Question

Each resistance of the circuit shown in figure is r. The equivalent resistance between A and B is:

a) $r$
b) $\dfrac{r}{4}$
c) $\dfrac{r}{2}$
d) $\dfrac{5r}{8}$

Answer 1

Each resistance has the value r and then we will perform the summation using the rules of parallel and series combination.
Also for this problem we will use the concept that when a short circuit branch is connected in parallel with the other branches of the circuit then that branch will become ineffective to use.

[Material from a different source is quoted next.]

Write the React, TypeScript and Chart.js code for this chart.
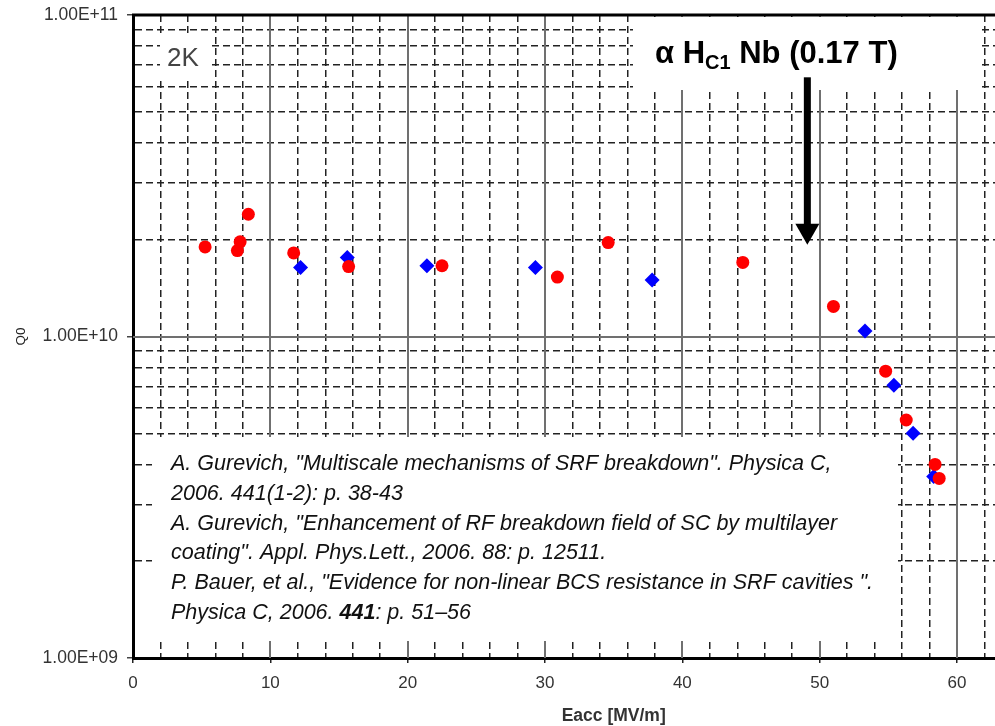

Complete step by step answer:
In short circuit branch voltage becomes zero and when the two branches are connected in parallel it means both the branches have the same voltage. Therefore if one branch has zero voltage in it, then the other parallel connected branch too has zero voltage across it and hence we consider it as an ineffective branch.
Now, proceed for the calculation of the problem.
Branches AB and AC will become ineffective because both the branches are connected in parallel with the branch CB.
Then , we are left with branches DB and CD, which are now connected in parallel.
To sum up the parallel combination, we will take the reciprocal of both the resistors and then we will add the reciprocal of the resistors.
$\Rightarrow \dfrac{1}{r} + \frac{1}{r}$ (Reciprocal of the resistor values)
$\Rightarrow \dfrac{{r \times r}}{{r + r}}$ (We will take the LCM and then cancel the common terms)
$\Rightarrow \dfrac{r}{2}$

Hence, the correct answer is option (C).

Note: When the resistors are connected in series then their voltage magnitude will be different and the current through the circuit is the same. In order to find the equivalent resistance across the circuit the direct magnitude of the given resistors can be directly added.